Saint Joseph is our Patron. In ancient Roman times persons of humble birth attached themselves as clients and dependents to some powerful nobleman who was their patronus, and who, as such, was bound to act towards them the part of adviser, guardian, defender. The saints in heaven are our patrons. Some are specially honoured and trusted by certain countries, as Saint Patrick by Ireland - some by certain religious Orders which they founded or to which they belonged, as Saint Francis of Assisi and Saint Bonaventure by the Franciscans, Saint Dominick and Saint Thomas Aquinas by the Dominicans, Saint Ignatius and Saint Francis Xavier and Saint Aloysius by the Society of Jesus - and others again are chosen by individuals for the mere sake of their names or on account of some personal attraction. But the Patronage of our great and glorious Saint Joseph is not monopolised by any class or any country. He is the Patron and the Protector of the Universal Church, the Mystical Body of Christ, not only on account of the relations which he held and holds to Christ and His Mother, but because the Church has solemnly installed him in this office, and bestowed this title upon him, and because she had already done so by establishing the Feast of Saint Joseph's Patronage.

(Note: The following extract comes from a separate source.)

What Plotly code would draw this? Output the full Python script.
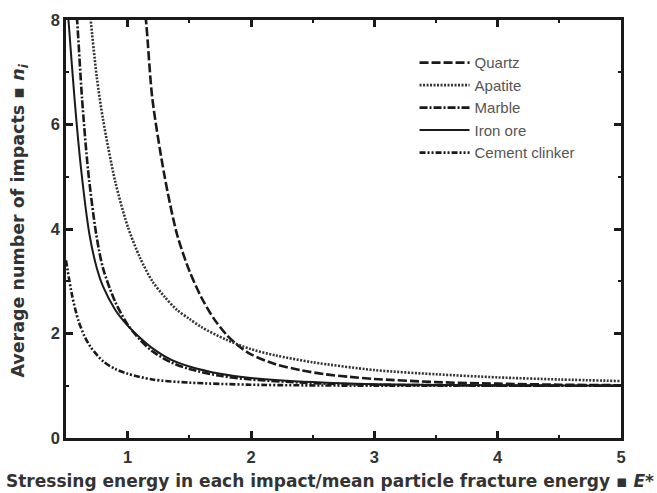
import plotly.graph_objects as go

# Data
quartz_x = [1.10, 1.15, 1.2, 1.3, 1.4, 1.5, 1.6, 1.7, 1.8, 1.9, 2.0, 2.2, 2.4, 2.6, 2.8, 3.0, 3.5, 4.0, 4.5, 5.0]
quartz_y = [9.0, 7.95, 6.5, 5.0, 3.9, 3.2, 2.68, 2.28, 1.98, 1.76, 1.6, 1.41, 1.30, 1.22, 1.17, 1.13, 1.07, 1.04, 1.02, 1.01]

apatite_x = [0.68, 0.70, 0.75, 0.8, 0.9, 1.0, 1.1, 1.2, 1.3, 1.4, 1.5, 1.6, 1.8, 2.0, 2.2, 2.5, 3.0, 3.5, 4.0, 4.5, 5.0]
apatite_y = [8.5, 8.0, 6.9, 6.1, 4.9, 4.05, 3.45, 3.0, 2.7, 2.45, 2.28, 2.12, 1.88, 1.7, 1.58, 1.45, 1.3, 1.22, 1.16, 1.12, 1.09]

marble_x = [0.57, 0.59, 0.63, 0.68, 0.745, 0.8, 0.9, 1.0, 1.1, 1.2, 1.35, 1.5, 1.75, 2.0, 2.5, 3.0, 3.5, 4.0, 5.0]
marble_y = [8.6, 8.0, 6.5, 5.1, 3.9, 3.25, 2.6, 2.17, 1.88, 1.66, 1.45, 1.32, 1.19, 1.12, 1.05, 1.02, 1.01, 1.0, 1.0]

iron_x = [0.5, 0.52, 0.57, 0.62, 0.69, 0.75, 0.8, 0.9, 1.0, 1.1, 1.2, 1.35, 1.5, 1.75, 2.0, 2.5, 3.0, 4.0, 5.0]
iron_y = [8.6, 8.0, 6.47, 5.2, 3.9, 3.25, 2.9, 2.45, 2.15, 1.92, 1.72, 1.5, 1.37, 1.23, 1.15, 1.07, 1.03, 1.01, 1.0]

cement_x = [0.5, 0.55, 0.6, 0.65, 0.7, 0.8, 0.9, 1.0, 1.2, 1.5, 2.0, 3.0, 4.0, 5.0]
cement_y = [3.4, 2.72, 2.25, 1.95, 1.74, 1.47, 1.32, 1.23, 1.12, 1.06, 1.02, 1.0, 1.0, 1.0]

x_ticks = [1, 2, 3, 4, 5]
y_ticks = [0, 2, 4, 6, 8]

series = [
    ("Quartz", quartz_x, quartz_y, dict(color="#1a1a1a", width=2.6, dash="9px,3px")),
    ("Apatite", apatite_x, apatite_y, dict(color="#333333", width=2.6, dash="2px,1.5px")),
    ("Marble", marble_x, marble_y, dict(color="#1a1a1a", width=2.6, dash="8px,2px,2px,2px")),
    ("Iron ore", iron_x, iron_y, dict(color="#1a1a1a", width=2.0, dash="solid")),
    ("Cement clinker", cement_x, cement_y, dict(color="#1a1a1a", width=2.6, dash="6px,2px,2px,2px,2px,2px")),
]

fig = go.Figure()
for name, xs, ys, ln in series:
    fig.add_trace(go.Scatter(x=xs, y=ys, mode="lines", name=name,
                             line=dict(shape="spline", smoothing=0.8, **ln)))

font_family = "Liberation Sans, Arial, sans-serif"
title_family = "DejaVu Sans, sans-serif"
axis_common = dict(
    showline=True, linecolor="#1a1a1a", linewidth=2.5, mirror="ticks",
    ticks="inside", ticklen=7, tickwidth=2.5, tickcolor="#1a1a1a",
    showgrid=False, zeroline=False,
    tickfont=dict(family=font_family, size=16.5, color="#333333", weight="bold"),
)

fig.update_layout(
    width=657, height=493,
    margin=dict(l=66, r=36, t=20, b=55),
    paper_bgcolor="white", plot_bgcolor="white",
    font=dict(family=font_family, color="#333333"),
    showlegend=True,
    legend=dict(x=0.628, y=0.937, xanchor="left", yanchor="top",
                bgcolor="rgba(0,0,0,0)", borderwidth=0,
                font=dict(family=font_family, size=15, color="#555555"),
                tracegroupgap=0, itemwidth=50),
    xaxis=dict(range=[0.5, 5], tickvals=x_ticks, ticklabelstandoff=2,
               minor=dict(dtick=0.5, ticks="inside", ticklen=3, tickwidth=2, tickcolor="#1a1a1a"),
               **axis_common),
    yaxis=dict(range=[0, 8], tickvals=y_ticks,
               minor=dict(dtick=1, ticks="inside", ticklen=3, tickwidth=2, tickcolor="#1a1a1a"),
               **axis_common),
    annotations=[
        dict(text="<b>Stressing energy in each impact/mean particle fracture energy ▪ <i>E</i>*</b>",
             xref="paper", yref="paper", x=0.476, y=-0.103, xanchor="center", yanchor="middle",
             showarrow=False, font=dict(family=title_family, size=17, color="#333333")),
        dict(text="<b>Average number of impacts ▪ <i>n</i><sub><i>i</i></sub></b>",
             xref="paper", yref="paper", x=-0.083, y=0.52, xanchor="center", yanchor="middle",
             textangle=-90, showarrow=False,
             font=dict(family=title_family, size=17.5, color="#333333")),
    ],
)

fig.write_html("out.html")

The qualities of an efficient patron are power and goodness - to be able and then to be willing to help us. Saint Joseph has the power and the will. His power in heaven is in some sort the continuation of his authority in the Holy Family on earth. The playful reasoning of the great Grecian warrior, Themistocles, may with all reverence be applied to our Saint. "My little boy Astyages," argued the Athenian leader, "is the real ruler of Greece: for the infant's will is supreme with his mother, and she rules me, and I rule Athens, and Athens is the mistress of Greece." Saint Joseph's prayer is more than a prayer when addressed to his Immaculate Spouse; and she in turn exercises over her Divine Son the "suppliant omnipotence" of a mother.

Nay, we might venture to discover a parallel for Saint Joseph's authority in another incident in the life of this Grecian hero. In one of the changes of his fate he had to fly from the anger of his people, and he took refuge in the palace of Admetus, King of the Molossi. Admetus was absent at the moment; but his wife, pitying the illustrious fugitive, and knowing that her husband was hostile to him, advised Themistocles to take her child into his arms and sit as a suppliant at their hearth. The King Admetus soon entered his palace, and, seeing Themistocles thus, he took him under his protection and guarded him from his enemies. Saint Joseph, too, was once a fugitive, but not for his own sake. " Arise and take the Child with His Mother." Nor was it for his own sake that the Mother of the Child bade him take the Child into his arms. It was to save that Child who was Himself a fugitive and in danger, although the Incarnate Son of the King of Heaven, our Lord and our God.

God never forgets, and the Heart of Jesus feels for Joseph at this moment the affection and gratitude that filled it when beating against Saint Joseph's heart during the flight to Egypt. How great, then, is the power of Saint Joseph's Patronage, equalled only by his fatherly tenderness and his eagerness to use that power in our behalf. May his holy Patronage help us to live, and help us to die!